Chief General Manager Wedgwood and Chief Mechanical Engineer Gresley knew what the travelling public wanted. Speed, comfort and reliability. When the need for a service allowing North East businessmen to make a round trip in a day to London, the first thought was a lightweight streamlined diesel train, like the German ”Flying Hamburger”, but this had very restricted catering facilities and in Wedgwood’s view, too small a passenger capacity to be viable. The forthcoming Silver Jubilee of King George V offered the opportunity to introduce something spectacular and memorable.

Wedgwood specified a train of uniform appearance built to the highest modern standards, steam hauled with full catering on board for luncheons and dinners, allowing about three hours in London for business meetings. The LNER was the most impoverished of the “Big Four”, having been saddled with the debt ridden Great Central on the grounds that these losses would be more than offset by the massive freight revenues generated by the coal, steel, iron ore and heavy engineering traffic revenues earned by the North Eastern. Alas! The post WWI slump in the 1920s, followed by the depression of the 1930s killed that hope off. The LNER could never afford to do much, but what it did do, was accomplished with style and efficiency.

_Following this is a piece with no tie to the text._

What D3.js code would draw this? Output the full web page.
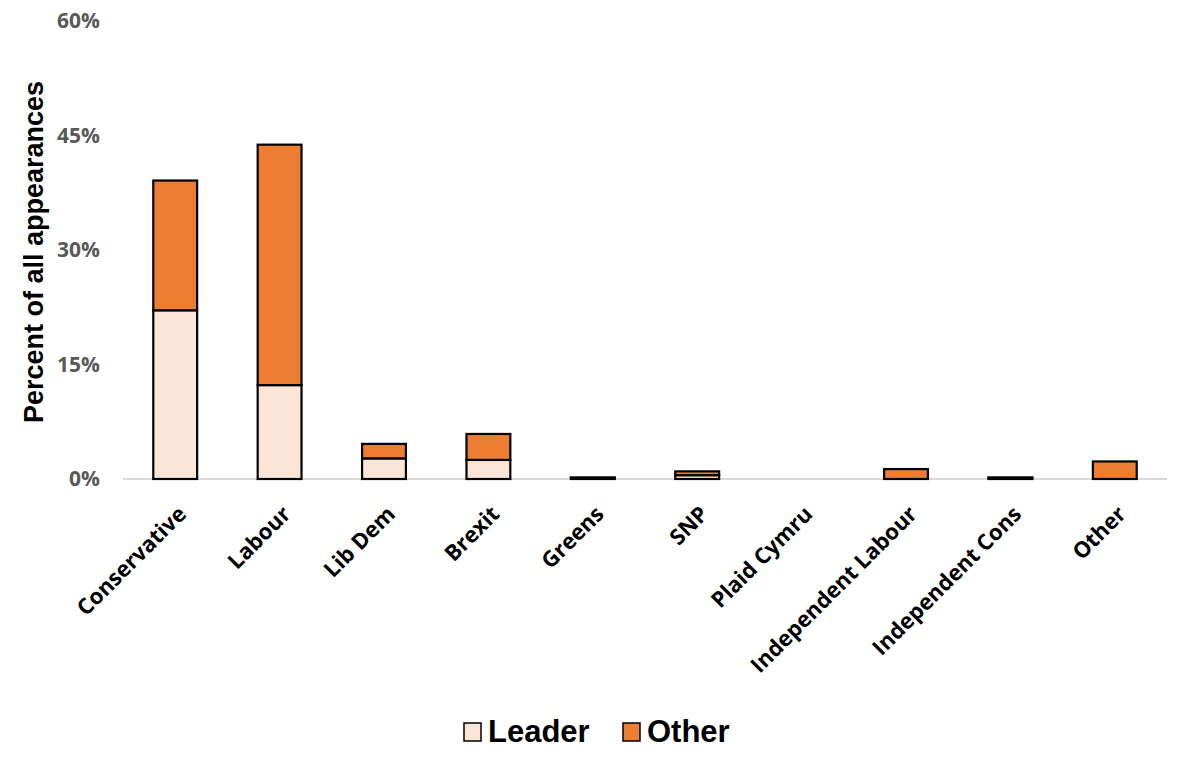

Taking Gresley’s A3 Pacific and articulated coaches as a starting point, a new class of locomotive (A4) and revolutionary new train, were designed, built and tested in a matter of months. Streamlined and finished in silver grey, nothing quite like it had been seen in Britain before.

Nearly 80 years on, the silver ink on this booklet is a little dull now, but it still exudes “quality” and still conveys something of “the shock of the new” which contemporary passengers would have experienced in handling it. When the service started, there was only one streamlined silver grey locomotive to work it -“Silver Link”. The booklet reveals the source of the name – a few lines from “The Lay of the Last Minstrel” by Sir Walter Scott.

It is the secret sympathy,

The silver link, the silken tie,

Which heart to heart, and mind to mind,

In body and in soul can bind.

A stylish souvenir of a great enterprise.